You see, I hate Westboro Baptist Church. I hate how they picket soldiers’ funerals, I hate how they threatened to picket the Newtown victims’ funerals. I hate how they misrepresent the love and justice of God. I hate that they make life hell on earth rather than advancing the cause of the kingdom of heaven. I found myself agreeing when a Christian blogger recently said that “The f%&#ing idiots at Westboro need to be stopped,” agreeing with both with his statement and his language.
They are my enemies. They give me nothing with which to empathize. No common ground, no shared humanity, no parallel purpose. I stand with the 250,000 signatures petitioning to label them a hate group (the largest online White House petition in history!). I wish nothing but the worst for all of them.
And yet, did Jesus not say, “Love your enemies?” Sadly, this is an easy lesson to forget when someone can be so offensively objectionable. But Christ died for us while we were still enemies; are we not called to live as Christ lived?
Somehow, some way, the person who has looked the most like Jesus to the people of Westboro Baptist is Russell Brand. This is especially remarkable considering that Brand makes no claims of being a Christian (he is Hindu), and is one of the crudest, most offensive comedians to thrive in major Hollywood films. Even so, Brand recently invited two representatives from Westboro onto his show, and as I watched the interview I was floored by the realization that I had never seen someone treat the WB people as Christianly as Brand did on his show.
The best word to describe it is ‘kindness.’ I’ve seen and heard plenty of Christians respond to WB from a perspective of justice, truth, and condemnation but Brand was the first person I’ve seen show them kindness. And while I suspect that many of us relegate ‘kindness’ to second-tier spirituality, kindness is a major biblical theme. I’ve been consumed with condemning and mocking, but Brand went out of his way to invite his enemies onto his show, asking them questions about their beliefs, and actually listening to their responses! The people of Westboro have acted inhumanely, but Brand treated them like humans. They have been hateful, but Brand showed them grace. They attacked Brand with verbal barbs and theological A-bombs, but Brand responded with wit, patience, and even hugs.
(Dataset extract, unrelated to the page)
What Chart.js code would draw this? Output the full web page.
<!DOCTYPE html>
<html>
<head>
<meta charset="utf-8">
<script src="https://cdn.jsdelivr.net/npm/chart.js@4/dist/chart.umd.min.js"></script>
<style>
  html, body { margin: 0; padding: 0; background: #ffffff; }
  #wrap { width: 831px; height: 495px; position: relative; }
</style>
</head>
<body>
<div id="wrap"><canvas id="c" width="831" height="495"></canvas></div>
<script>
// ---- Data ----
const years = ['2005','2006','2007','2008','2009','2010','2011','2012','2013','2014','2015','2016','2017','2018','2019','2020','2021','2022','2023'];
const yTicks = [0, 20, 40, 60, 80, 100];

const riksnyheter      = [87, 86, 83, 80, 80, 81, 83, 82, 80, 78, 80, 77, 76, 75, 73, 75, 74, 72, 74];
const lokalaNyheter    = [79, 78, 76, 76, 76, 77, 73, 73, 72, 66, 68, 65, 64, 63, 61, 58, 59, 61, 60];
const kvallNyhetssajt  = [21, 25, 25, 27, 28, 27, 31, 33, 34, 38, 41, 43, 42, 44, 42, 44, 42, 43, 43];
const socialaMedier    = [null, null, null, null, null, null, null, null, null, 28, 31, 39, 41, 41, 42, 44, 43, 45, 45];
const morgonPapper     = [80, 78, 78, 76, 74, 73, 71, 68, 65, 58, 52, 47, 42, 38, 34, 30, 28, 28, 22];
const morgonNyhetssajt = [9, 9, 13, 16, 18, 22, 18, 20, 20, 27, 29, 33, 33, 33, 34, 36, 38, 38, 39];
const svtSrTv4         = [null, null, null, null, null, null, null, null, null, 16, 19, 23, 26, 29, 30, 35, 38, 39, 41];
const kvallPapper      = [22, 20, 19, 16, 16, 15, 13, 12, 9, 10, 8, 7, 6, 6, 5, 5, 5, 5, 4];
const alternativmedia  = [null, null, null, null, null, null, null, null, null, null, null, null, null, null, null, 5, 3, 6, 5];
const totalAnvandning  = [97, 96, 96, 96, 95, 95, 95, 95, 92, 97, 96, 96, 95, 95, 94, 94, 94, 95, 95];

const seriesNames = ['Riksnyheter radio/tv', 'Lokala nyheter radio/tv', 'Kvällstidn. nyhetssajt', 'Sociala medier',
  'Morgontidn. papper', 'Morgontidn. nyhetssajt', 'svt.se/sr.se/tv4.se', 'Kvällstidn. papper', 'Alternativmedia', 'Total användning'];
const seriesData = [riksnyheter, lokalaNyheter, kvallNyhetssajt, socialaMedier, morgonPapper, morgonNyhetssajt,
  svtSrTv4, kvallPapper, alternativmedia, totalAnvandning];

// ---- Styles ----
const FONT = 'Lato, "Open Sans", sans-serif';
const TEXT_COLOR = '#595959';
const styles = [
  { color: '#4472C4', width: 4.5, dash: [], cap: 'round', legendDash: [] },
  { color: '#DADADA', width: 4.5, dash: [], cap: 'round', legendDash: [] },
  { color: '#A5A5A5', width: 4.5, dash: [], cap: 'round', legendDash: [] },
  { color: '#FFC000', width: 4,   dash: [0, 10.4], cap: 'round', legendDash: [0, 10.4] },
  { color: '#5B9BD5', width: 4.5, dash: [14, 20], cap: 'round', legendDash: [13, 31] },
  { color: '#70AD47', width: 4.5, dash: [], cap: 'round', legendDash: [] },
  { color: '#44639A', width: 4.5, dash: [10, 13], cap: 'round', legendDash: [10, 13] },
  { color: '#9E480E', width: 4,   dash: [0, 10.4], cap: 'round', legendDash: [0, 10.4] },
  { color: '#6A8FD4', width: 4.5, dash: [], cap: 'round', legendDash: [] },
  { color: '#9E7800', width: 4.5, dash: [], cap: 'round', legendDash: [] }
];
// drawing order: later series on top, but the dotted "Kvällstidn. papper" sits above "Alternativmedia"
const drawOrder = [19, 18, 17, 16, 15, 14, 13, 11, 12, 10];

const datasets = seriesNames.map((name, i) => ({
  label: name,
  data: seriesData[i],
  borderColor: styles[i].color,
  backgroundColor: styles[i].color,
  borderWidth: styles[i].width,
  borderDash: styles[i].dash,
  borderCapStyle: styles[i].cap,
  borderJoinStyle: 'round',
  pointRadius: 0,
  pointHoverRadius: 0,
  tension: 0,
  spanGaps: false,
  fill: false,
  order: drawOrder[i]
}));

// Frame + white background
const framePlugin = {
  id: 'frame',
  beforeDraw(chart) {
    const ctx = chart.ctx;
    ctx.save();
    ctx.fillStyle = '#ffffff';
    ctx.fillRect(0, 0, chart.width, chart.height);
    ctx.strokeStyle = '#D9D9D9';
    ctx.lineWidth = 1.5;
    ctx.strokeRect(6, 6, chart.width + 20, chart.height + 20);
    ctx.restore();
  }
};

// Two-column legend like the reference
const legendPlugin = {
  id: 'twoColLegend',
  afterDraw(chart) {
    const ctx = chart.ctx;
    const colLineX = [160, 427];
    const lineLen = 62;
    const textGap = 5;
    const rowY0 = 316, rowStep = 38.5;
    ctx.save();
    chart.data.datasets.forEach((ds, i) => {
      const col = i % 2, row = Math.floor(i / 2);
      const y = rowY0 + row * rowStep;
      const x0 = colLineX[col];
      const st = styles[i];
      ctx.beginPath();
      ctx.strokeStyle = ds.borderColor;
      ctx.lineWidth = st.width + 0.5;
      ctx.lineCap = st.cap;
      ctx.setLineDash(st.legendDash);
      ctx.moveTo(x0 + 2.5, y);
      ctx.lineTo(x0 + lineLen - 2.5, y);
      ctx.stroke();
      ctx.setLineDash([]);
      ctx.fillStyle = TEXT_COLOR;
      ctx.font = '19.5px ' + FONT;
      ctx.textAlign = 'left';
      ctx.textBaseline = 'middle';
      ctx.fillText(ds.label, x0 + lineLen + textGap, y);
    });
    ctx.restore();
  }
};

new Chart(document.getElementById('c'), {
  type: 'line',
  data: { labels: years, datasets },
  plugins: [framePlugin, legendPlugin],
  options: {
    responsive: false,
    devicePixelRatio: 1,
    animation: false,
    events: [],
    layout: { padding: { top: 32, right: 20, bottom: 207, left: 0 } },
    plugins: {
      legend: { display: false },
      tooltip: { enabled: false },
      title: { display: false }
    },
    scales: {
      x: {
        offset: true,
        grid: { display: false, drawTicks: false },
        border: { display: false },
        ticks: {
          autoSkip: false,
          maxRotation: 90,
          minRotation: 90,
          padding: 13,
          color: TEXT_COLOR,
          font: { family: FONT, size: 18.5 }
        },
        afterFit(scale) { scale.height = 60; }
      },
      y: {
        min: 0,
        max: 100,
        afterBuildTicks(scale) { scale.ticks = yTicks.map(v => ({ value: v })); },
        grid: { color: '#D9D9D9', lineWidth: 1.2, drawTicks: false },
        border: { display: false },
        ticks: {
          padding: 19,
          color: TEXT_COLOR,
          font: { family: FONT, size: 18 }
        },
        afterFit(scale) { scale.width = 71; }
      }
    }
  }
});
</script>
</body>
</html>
I am both encouraged and shamed by his example: encouraged to see God working through Brand, but shamed by a non Christian living more Christianly than me.
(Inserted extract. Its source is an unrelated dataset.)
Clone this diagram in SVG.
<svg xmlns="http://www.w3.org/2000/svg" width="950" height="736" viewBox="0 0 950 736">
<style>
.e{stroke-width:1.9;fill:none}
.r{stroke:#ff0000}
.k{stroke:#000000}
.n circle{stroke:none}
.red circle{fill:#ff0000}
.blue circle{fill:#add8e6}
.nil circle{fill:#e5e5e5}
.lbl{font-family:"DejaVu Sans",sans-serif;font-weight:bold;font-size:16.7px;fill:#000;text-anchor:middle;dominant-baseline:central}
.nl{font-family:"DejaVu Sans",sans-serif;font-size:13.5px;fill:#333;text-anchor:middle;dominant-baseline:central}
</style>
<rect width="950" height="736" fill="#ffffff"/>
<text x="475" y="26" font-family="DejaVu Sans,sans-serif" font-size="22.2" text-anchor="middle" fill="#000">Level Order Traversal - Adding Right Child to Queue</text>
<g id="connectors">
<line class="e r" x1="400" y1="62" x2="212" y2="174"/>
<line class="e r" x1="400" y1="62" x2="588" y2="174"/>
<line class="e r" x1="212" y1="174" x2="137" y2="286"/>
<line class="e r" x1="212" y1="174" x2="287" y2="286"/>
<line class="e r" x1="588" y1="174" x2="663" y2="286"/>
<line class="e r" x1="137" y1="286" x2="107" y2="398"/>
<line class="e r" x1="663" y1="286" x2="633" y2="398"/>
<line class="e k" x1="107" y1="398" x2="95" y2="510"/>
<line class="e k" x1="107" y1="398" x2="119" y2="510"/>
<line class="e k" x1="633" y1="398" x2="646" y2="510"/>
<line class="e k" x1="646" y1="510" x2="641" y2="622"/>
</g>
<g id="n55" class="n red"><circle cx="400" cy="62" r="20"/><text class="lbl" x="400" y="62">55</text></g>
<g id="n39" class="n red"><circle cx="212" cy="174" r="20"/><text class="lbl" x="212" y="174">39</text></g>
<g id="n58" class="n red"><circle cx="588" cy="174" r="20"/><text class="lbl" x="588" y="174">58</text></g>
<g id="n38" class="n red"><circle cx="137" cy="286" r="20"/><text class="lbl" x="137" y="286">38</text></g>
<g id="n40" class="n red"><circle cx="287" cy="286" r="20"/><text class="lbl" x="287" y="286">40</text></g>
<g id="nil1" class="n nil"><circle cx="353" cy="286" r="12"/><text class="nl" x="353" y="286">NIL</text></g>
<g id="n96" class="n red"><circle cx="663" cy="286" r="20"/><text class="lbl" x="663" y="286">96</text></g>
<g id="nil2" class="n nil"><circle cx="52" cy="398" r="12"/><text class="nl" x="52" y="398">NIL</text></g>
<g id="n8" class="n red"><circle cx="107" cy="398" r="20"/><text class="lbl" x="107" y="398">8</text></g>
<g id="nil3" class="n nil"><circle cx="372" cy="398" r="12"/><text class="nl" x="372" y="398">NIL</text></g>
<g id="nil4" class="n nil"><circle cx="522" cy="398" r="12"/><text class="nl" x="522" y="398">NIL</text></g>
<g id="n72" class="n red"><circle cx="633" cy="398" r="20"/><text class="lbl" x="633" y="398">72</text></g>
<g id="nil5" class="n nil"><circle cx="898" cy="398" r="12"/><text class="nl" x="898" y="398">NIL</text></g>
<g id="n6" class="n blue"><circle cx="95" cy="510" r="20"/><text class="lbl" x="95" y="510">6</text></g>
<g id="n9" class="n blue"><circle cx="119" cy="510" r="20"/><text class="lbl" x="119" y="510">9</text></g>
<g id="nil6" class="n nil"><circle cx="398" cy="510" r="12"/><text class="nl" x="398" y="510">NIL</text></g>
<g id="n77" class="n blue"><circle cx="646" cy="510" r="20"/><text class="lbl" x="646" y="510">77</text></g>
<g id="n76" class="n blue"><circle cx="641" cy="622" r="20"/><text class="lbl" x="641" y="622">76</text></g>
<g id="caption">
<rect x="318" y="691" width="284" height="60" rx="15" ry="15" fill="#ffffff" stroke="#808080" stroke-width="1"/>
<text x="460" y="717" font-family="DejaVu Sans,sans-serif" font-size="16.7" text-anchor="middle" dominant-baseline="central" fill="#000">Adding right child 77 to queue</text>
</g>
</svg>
It feels almost blasphemous to say this, but Brand’s interview now serves as a picture in my mind of the truth that God’s kindness leads us to repentance.
I learned another valuable lesson from Brand that day: the power of our testimony resides almost entirely in the habits of our life rather than passing acts of kindness. Here’s what I’m getting at: Evangelicals often seem wary of being overly kind to those who are different or hold different beliefs: gays, democrats, evolutionists, etc. We hold back from showing them honor, giving them an audience, inviting them to our homes, treating them as friends. We seem to fear that ‘kindess’ might be interpreted as ‘endorsement.’
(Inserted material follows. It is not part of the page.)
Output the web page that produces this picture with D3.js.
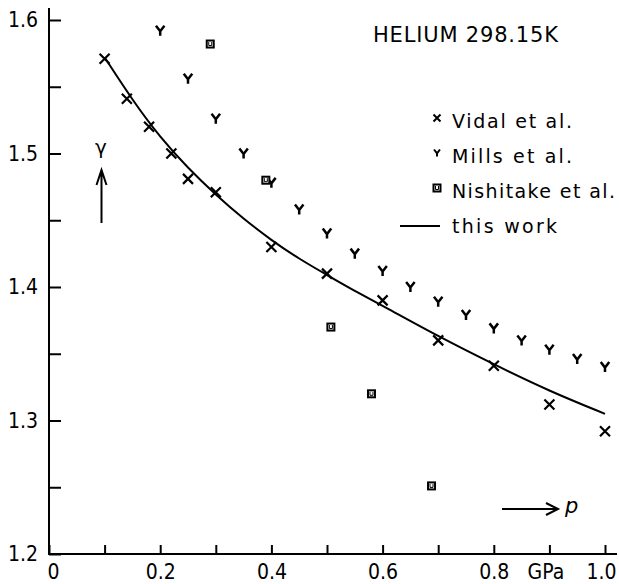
<!DOCTYPE html>
<html>
<head>
<meta charset="utf-8">
<script src="https://cdn.jsdelivr.net/npm/d3@7"></script>
<style>
  body { margin: 0; background: #fff; }
  svg { display: block; }
  text { font-family: "DejaVu Sans", sans-serif; fill: #000; }
  .tick text { font-family: "DejaVu Sans Condensed", "DejaVu Sans", sans-serif; font-stretch: condensed; }
</style>
</head>
<body>
<div id="chart"></div>
<script>
// pressure in GPa, gamma = Cp/Cv
var vidalP = [0.10, 0.14, 0.18, 0.22, 0.25, 0.30, 0.40, 0.50, 0.60, 0.70, 0.80, 0.90, 1.00];
var vidalG = [1.571, 1.541, 1.520, 1.500, 1.481, 1.471, 1.430, 1.410, 1.390, 1.360, 1.341, 1.312, 1.292];

var millsP = [0.20, 0.25, 0.30, 0.35, 0.40, 0.45, 0.50, 0.55, 0.60, 0.65, 0.70, 0.75, 0.80, 0.85, 0.90, 0.95, 1.00];
var millsG = [1.592, 1.556, 1.526, 1.500, 1.478, 1.458, 1.440, 1.425, 1.412, 1.400, 1.389, 1.379, 1.369, 1.360, 1.353, 1.346, 1.340];

var nishiP = [0.29, 0.39, 0.507, 0.58, 0.688];
var nishiG = [1.582, 1.480, 1.370, 1.320, 1.251];

var workP = [0.10, 0.15, 0.20, 0.25, 0.30, 0.35, 0.40, 0.45, 0.50, 0.55, 0.60, 0.70, 0.80, 0.90, 1.00];
var workG = [1.572, 1.540, 1.512, 1.489, 1.469, 1.451, 1.435, 1.421, 1.409, 1.397, 1.386, 1.363, 1.342, 1.322, 1.305];

var xTicks = [0, 0.1, 0.2, 0.3, 0.4, 0.5, 0.6, 0.7, 0.8, 0.9, 1.0];
var xLabels = ["0", "", "0.2", "", "0.4", "", "0.6", "", "0.8", "GPa", "1.0"];
var yTicks = [1.2, 1.25, 1.3, 1.35, 1.4, 1.45, 1.5, 1.55, 1.6];
var yLabels = ["1.2", "", "1.3", "", "1.4", "", "1.5", "", "1.6"];

var legendNames = ["Vidal et al.", "Mills et al.", "Nishitake et al.", "this work"];
var legendWidths = [120, 120, 163, 105];
var title = "HELIUM 298.15K";

var w = 619, h = 584;

var x = d3.scaleLinear().domain([0, 1]).range([49, 605]),
    y = d3.scaleLinear().domain([1.2, 1.6]).range([554, 20]);

var svg = d3.select("#chart").append("svg")
    .attr("width", w)
    .attr("height", h);

// marker drawers
function cross(g, s, sw) {
    g.append("path")
        .attr("d", "M" + (-s) + "," + (-s) + "L" + s + "," + s + "M" + s + "," + (-s) + "L" + (-s) + "," + s)
        .attr("stroke", "#000").attr("stroke-width", sw || 2.2).attr("fill", "none");
}
function wye(g, s, sw) {
    g.append("path")
        .attr("d", "M" + (-s * 0.85) + "," + (-s) + "L0," + (s * 0.1) + "L" + (s * 0.85) + "," + (-s) + "M0," + (s * 0.1) + "L0," + s)
        .attr("stroke", "#000").attr("stroke-width", sw || 2.5).attr("fill", "none");
}
function box(g, s) {
    g.append("rect")
        .attr("x", -s).attr("y", -s).attr("width", 2 * s).attr("height", 2 * s)
        .attr("fill", "#fff").attr("stroke", "#000").attr("stroke-width", 2);
    g.append("path")
        .attr("d", "M-1.5,-2L-1.5,1.5L1.5,1.5L1.5,-2")
        .attr("stroke", "#000").attr("stroke-width", 1).attr("fill", "none");
}

// axes
var yAxis = d3.axisLeft(y)
    .tickValues(yTicks)
    .tickFormat(function(d, i) { return yLabels[i]; })
    .tickSizeInner(-12)
    .tickSizeOuter(0)
    .tickPadding(11);

var xAxis = d3.axisBottom(x)
    .tickValues(xTicks)
    .tickFormat(function(d, i) { return xLabels[i]; })
    .tickSizeInner(-9)
    .tickSizeOuter(0)
    .tickPadding(10);

var gy = svg.append("g")
    .attr("transform", "translate(" + x(0) + ",0)")
    .call(yAxis);
var gx = svg.append("g")
    .attr("transform", "translate(0," + y(1.2) + ")")
    .call(xAxis);

[gx, gy].forEach(function(g) {
    g.select(".domain").remove();
    g.selectAll(".tick line").attr("stroke", "#000").attr("stroke-width", 2);
    g.selectAll(".tick text").style("font-size", "21px").attr("font-family", null);
});
// small nudges so the end labels sit like the original
gx.selectAll(".tick text").attr("dx", function(d, i) {
    return d === 0 ? 4 : (i === xTicks.length - 1 ? -4 : (xLabels[i] === "GPa" ? -4 : 0));
});

svg.append("line")
    .attr("x1", x(0)).attr("x2", x(0))
    .attr("y1", y(1.6) - 12).attr("y2", y(1.2) + 1)
    .attr("stroke", "#000").attr("stroke-width", 2);
svg.append("line")
    .attr("x1", x(0) - 1).attr("x2", x(1) + 12)
    .attr("y1", y(1.2)).attr("y2", y(1.2))
    .attr("stroke", "#000").attr("stroke-width", 2);

// this work
var line = d3.line()
    .x(function(d) { return x(d[0]); })
    .y(function(d) { return y(d[1]); })
    .curve(d3.curveBasis);

svg.append("path")
    .datum(d3.zip(workP, workG))
    .attr("d", line)
    .attr("fill", "none")
    .attr("stroke", "#000")
    .attr("stroke-width", 2);

// data points
svg.append("g").selectAll("g")
    .data(d3.zip(vidalP, vidalG)).enter().append("g")
    .attr("transform", function(d) { return "translate(" + x(d[0]) + "," + y(d[1]) + ")"; })
    .each(function() { cross(d3.select(this), 5); });

svg.append("g").selectAll("g")
    .data(d3.zip(millsP, millsG)).enter().append("g")
    .attr("transform", function(d) { return "translate(" + x(d[0]) + "," + y(d[1]) + ")"; })
    .each(function() { wye(d3.select(this), 5); });

svg.append("g").selectAll("g")
    .data(d3.zip(nishiP, nishiG)).enter().append("g")
    .attr("transform", function(d) { return "translate(" + x(d[0]) + "," + y(d[1]) + ")"; })
    .each(function() { box(d3.select(this), 3.5); });

// title + legend
svg.append("text")
    .attr("x", 373).attr("y", 42)
    .attr("textLength", 185)
    .attr("lengthAdjust", "spacing")
    .style("font-size", "21px")
    .text(title);

var legend = svg.append("g").attr("transform", "translate(437,118)");
var drawers = [cross, wye, box];
legendNames.forEach(function(name, i) {
    var row = legend.append("g").attr("transform", "translate(0," + (i * 35) + ")");
    if (i < 3) {
        drawers[i](row, 3.5, 2);
    } else {
        row.append("line")
            .attr("x1", -37).attr("x2", 3).attr("y1", 3).attr("y2", 3)
            .attr("stroke", "#000").attr("stroke-width", 2);
    }
    row.append("text")
        .attr("x", 15).attr("y", 4)
        .attr("dy", "0.32em")
        .attr("textLength", legendWidths[i])
        .attr("lengthAdjust", "spacing")
        .style("font-size", "19px")
        .text(name);
});

// axis labels with arrows
svg.append("text")
    .attr("x", 101).attr("y", 154)
    .attr("text-anchor", "middle")
    .style("font-size", "20px")
    .text("γ");
svg.append("path")
    .attr("d", "M101.5,223L101.5,170M96.5,185L101.5,170L106.5,185")
    .attr("fill", "none").attr("stroke", "#000").attr("stroke-width", 2);

svg.append("path")
    .attr("d", "M502,509L558,509M546,503L558,509L546,515")
    .attr("fill", "none").attr("stroke", "#000").attr("stroke-width", 2);
svg.append("text")
    .attr("x", 565).attr("y", 513)
    .style("font-size", "21px")
    .style("font-style", "italic")
    .text("p");
</script>
</body>
</html>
But no one suspected that Brand’s invitation or interview signaled a “conversion” to a militant form of conservative Christianity. No one misinterpreted Brand’s actions as an endorsement of a view he does not hold or the start of slipping down the slope of compromise.
The consistency of Brand’s character has provided the lens through which all of his actions are now read.
If we fear that showing kindness may dilute our testimony, the fault is more likely in our lack of consistency of character than any momentary act. If our actions and speech are consistently rooted in the teachings of scripture, in the love of God and people, then we can show kindness to anyone, anywhere without ever having to fear that our actions may conflict with our theology.
Far from it. In fact, it is precisely when our actions are in sync with our theology that we may, in the words of Augustine, “Love God, and do what you will.”